Amerikan seçimlerine medyamızda eskisi kadar alaka gösterilmediğini gözlemliyorum ve bunu olumlu buluyorum. Ancak hâlen çok kutuplu dünyanın kutuplarından birisi olan ABD'deki seçimlere dair de birkaç kelam etmek gerekir diye düşünüyorum.
Anketlere göre geçen hafta Trump öndeydi ancak Reuters IPSOS ve USA TodaySuffolk'un son yaptırdığı anketlere göre Harris yüzde 3 ve yüzde 1 ile önde görünüyor. Anlayacağınız sandıktan ne çıkacağını son ana dek tahmin etmenin zor olduğu bir seçim süreci söz konusu.

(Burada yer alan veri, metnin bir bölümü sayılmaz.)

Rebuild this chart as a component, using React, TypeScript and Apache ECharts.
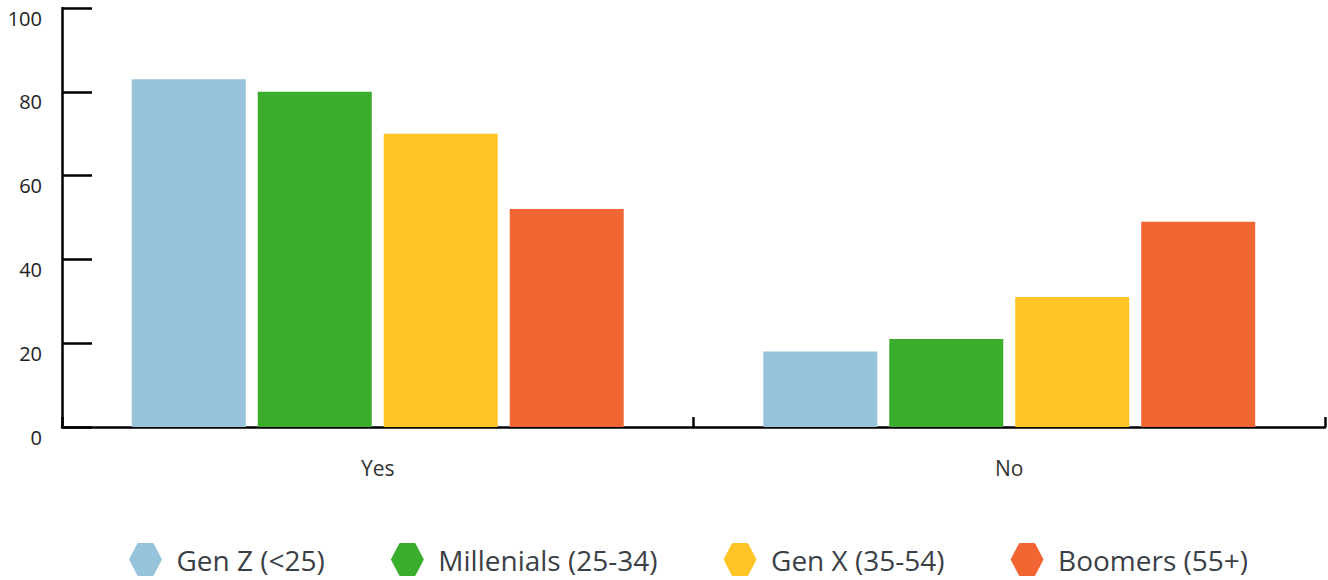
import React, { useEffect, useRef } from "react";
import * as echarts from "echarts";

const categories = ["Yes", "No"];
const seriesNames = ["Gen Z (<25)", "Millenials (25-34)", "Gen X (35-54)", "Boomers (55+)"];
const genZ = [83, 18];
const millenials = [80, 21];
const genX = [70, 31];
const boomers = [52, 49];
const colors = ["#97c4da", "#3bad2d", "#ffc527", "#f26633"];
const yTicks = [0, 20, 40, 60, 80, 100];

const hex = "path://M0,50 L25,2 Q26,0 28,0 L72,0 Q74,0 75,2 L100,50 L75,98 Q74,100 72,100 L28,100 Q26,100 25,98 Z";

export default function App() {
  const ref = useRef<HTMLDivElement>(null);
  useEffect(() => {
    const chart = echarts.init(ref.current!, undefined, { renderer: "svg" });
    const data = [genZ, millenials, genX, boomers];
    chart.setOption({
      animation: false,
      textStyle: { fontFamily: "'Open Sans', sans-serif" },
      grid: { left: 62, right: 3, top: 8, bottom: 153, containLabel: false },
      legend: {
        top: 538,
        left: 124,
        itemWidth: 36,
        itemHeight: 33,
        itemGap: 66,
        icon: hex,
        textStyle: { fontSize: 28, color: "#3b4046", padding: [0, 0, 0, 8] },
        data: seriesNames,
      },
      xAxis: {
        type: "category",
        data: categories,
        axisLine: { show: true, lineStyle: { color: "#000", width: 2.5 } },
        axisTick: { show: true, inside: true, interval: 0, alignWithLabel: false, length: 10, lineStyle: { color: "#000", width: 2.5 } },
        axisLabel: { margin: 30, fontSize: 21, color: "#333" },
      },
      yAxis: {
        type: "value",
        min: yTicks[0],
        max: yTicks[yTicks.length - 1],
        interval: 20,
        axisLine: { show: true, lineStyle: { color: "#000", width: 2.5 } },
        axisTick: { show: true, inside: true, length: 30, lineStyle: { color: "#000", width: 2.5 } },
        splitLine: { show: false },
        axisLabel: { margin: 20, fontSize: 20, color: "#222", verticalAlign: "top", lineHeight: 20 },
      },
      series: seriesNames.map((name, i) => ({
        name,
        type: "bar",
        data: data[i],
        barWidth: 114,
        barGap: "10.5%",
        itemStyle: { color: colors[i] },
      })),
    });
    return () => chart.dispose();
  }, []);
  return <div ref={ref} style={{ width: 1328, height: 580, position: "absolute", left: 0, top: 0 }} />;
}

Harris'in yerleşik düzenin sadık bir uzantısı, Trump'ın da tüm eksantrik tavırlarına rağmen düzen karşısında rüştünü ispat edememiş ergen bir ihtiyar olduğunu düşünürsek, bu iki adaydan herhangi birinin ülkemiz veya can yaramız Filistin için bir değişim vaat ettiği epey şüpheli.

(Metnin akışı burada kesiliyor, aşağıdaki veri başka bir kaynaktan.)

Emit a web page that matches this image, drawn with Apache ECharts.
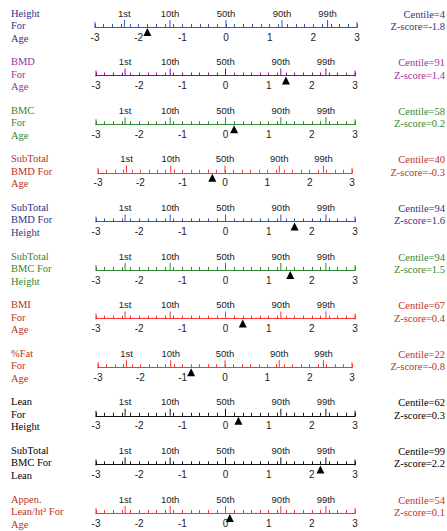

Ne var ki Trump'ın Ortadoğu'da "savaşı sonlandırma" sözleri, başkanken Suriye'den çekilmeyi gündemine almış olması ve Türkiye'nin F-35 alamamasını adaletsizlik olarak değerlendirmesi gibi nüanslar da mevcut.

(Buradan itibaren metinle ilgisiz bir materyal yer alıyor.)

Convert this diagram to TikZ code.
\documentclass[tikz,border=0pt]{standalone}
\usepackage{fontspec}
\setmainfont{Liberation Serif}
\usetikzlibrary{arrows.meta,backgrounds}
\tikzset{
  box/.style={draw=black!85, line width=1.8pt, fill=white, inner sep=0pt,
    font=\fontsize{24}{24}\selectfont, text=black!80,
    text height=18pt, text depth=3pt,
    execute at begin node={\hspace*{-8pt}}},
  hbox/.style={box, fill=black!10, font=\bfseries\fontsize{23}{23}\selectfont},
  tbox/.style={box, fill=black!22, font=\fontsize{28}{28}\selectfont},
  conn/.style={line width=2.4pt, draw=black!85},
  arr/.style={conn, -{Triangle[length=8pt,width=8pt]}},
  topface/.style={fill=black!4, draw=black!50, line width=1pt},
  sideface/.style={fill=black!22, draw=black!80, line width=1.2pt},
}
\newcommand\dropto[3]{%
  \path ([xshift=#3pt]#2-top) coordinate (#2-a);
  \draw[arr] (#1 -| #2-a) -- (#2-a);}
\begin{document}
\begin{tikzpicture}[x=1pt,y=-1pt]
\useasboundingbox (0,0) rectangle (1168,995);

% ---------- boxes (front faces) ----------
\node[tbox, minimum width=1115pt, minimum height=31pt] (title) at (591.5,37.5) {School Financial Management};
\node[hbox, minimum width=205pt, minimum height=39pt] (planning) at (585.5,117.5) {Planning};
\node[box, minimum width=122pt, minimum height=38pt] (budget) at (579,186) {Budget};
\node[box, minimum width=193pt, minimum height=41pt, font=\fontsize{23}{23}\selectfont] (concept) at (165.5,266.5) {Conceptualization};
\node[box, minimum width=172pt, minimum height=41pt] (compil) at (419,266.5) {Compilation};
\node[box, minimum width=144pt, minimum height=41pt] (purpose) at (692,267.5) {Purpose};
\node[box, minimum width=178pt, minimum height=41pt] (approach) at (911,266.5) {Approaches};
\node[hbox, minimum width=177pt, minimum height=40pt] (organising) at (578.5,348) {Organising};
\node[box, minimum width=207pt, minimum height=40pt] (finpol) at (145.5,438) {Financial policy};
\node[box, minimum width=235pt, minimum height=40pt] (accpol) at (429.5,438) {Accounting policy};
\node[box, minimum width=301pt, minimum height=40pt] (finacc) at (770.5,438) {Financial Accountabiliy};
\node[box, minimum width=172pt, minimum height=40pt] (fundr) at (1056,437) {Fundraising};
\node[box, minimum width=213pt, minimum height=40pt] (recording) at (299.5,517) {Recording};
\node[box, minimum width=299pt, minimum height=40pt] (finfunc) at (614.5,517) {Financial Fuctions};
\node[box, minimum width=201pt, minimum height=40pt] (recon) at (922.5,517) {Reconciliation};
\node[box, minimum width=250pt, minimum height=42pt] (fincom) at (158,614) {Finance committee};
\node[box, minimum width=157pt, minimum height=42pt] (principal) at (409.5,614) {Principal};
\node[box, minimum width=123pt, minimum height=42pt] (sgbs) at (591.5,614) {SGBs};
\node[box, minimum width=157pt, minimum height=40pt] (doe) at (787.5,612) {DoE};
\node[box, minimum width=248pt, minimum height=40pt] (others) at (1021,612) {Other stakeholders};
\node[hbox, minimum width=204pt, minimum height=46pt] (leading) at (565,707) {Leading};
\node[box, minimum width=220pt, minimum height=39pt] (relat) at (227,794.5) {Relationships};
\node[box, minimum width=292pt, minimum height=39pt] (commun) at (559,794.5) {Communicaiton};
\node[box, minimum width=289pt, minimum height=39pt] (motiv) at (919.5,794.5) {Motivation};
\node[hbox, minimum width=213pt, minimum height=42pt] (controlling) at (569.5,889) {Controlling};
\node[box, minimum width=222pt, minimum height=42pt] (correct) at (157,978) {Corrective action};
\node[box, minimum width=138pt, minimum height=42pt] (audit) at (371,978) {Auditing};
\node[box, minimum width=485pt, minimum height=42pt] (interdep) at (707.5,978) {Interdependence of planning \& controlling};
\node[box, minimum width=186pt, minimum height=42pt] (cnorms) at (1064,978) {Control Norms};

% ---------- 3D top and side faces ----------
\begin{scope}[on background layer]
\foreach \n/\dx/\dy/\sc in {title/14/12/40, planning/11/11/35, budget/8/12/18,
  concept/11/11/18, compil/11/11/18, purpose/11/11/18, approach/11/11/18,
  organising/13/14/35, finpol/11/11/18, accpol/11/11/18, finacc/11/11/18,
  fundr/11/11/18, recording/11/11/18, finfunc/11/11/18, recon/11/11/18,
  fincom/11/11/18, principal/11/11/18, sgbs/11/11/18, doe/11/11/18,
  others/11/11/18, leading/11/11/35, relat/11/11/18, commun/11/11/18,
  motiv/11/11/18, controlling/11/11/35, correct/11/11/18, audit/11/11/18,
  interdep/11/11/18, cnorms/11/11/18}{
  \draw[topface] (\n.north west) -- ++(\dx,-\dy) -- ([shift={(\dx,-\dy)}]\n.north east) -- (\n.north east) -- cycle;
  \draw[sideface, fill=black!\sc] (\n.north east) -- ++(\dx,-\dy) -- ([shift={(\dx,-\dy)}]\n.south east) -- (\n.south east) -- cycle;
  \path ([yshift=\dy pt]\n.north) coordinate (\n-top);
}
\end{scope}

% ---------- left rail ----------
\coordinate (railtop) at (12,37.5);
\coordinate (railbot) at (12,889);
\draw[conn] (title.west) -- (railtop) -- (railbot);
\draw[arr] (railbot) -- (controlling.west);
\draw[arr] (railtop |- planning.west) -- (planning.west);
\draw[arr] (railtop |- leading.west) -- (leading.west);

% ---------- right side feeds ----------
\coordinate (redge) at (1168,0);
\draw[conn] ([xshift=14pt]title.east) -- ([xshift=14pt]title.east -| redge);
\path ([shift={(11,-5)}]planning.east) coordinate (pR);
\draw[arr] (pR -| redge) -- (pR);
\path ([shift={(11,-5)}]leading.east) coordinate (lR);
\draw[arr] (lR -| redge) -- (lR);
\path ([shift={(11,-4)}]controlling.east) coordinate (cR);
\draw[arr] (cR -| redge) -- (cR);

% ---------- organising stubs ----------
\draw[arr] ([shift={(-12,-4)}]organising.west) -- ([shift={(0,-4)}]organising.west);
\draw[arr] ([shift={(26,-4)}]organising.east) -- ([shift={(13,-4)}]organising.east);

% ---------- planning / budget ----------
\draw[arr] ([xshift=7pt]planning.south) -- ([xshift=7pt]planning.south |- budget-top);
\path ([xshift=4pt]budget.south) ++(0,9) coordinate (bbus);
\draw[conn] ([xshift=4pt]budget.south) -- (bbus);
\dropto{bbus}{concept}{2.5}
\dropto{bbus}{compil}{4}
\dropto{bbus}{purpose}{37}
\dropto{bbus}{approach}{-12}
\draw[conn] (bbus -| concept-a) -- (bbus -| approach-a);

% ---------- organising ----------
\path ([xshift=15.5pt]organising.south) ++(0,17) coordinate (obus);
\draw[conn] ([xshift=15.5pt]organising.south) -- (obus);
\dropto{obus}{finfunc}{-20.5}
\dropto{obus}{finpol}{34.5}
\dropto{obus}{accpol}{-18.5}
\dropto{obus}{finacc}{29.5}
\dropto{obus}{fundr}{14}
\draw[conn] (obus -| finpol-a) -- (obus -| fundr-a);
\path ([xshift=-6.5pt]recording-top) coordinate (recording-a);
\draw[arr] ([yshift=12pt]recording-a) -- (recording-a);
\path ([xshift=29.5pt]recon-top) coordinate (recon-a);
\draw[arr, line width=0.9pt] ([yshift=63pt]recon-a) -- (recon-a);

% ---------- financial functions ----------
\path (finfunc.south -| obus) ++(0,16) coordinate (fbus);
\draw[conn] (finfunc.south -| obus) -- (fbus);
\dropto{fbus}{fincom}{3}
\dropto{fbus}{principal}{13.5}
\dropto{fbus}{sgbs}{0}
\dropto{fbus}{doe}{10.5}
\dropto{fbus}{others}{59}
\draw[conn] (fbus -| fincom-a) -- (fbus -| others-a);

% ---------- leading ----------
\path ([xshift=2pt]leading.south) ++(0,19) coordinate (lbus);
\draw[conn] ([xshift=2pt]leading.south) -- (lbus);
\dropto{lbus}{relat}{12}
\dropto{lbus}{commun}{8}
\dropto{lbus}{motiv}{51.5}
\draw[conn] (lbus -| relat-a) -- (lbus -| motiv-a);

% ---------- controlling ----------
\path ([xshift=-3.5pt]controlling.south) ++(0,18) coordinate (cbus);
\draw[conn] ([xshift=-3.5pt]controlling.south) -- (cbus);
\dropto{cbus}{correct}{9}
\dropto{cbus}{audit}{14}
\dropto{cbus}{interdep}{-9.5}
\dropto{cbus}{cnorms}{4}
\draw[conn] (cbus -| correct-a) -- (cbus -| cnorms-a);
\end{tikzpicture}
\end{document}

Amerikan seçim sisteminde en çok oy alanın seçilmesini önleyen Seçiciler Kurulu (Electoral College) sistemi ve oy dolandırıcılığını kolaylaştıran oy karşılığı imza ya da posta yoluyla oy verme gibi pratikler, sonucu daha da tahmin edilemez kılıyor.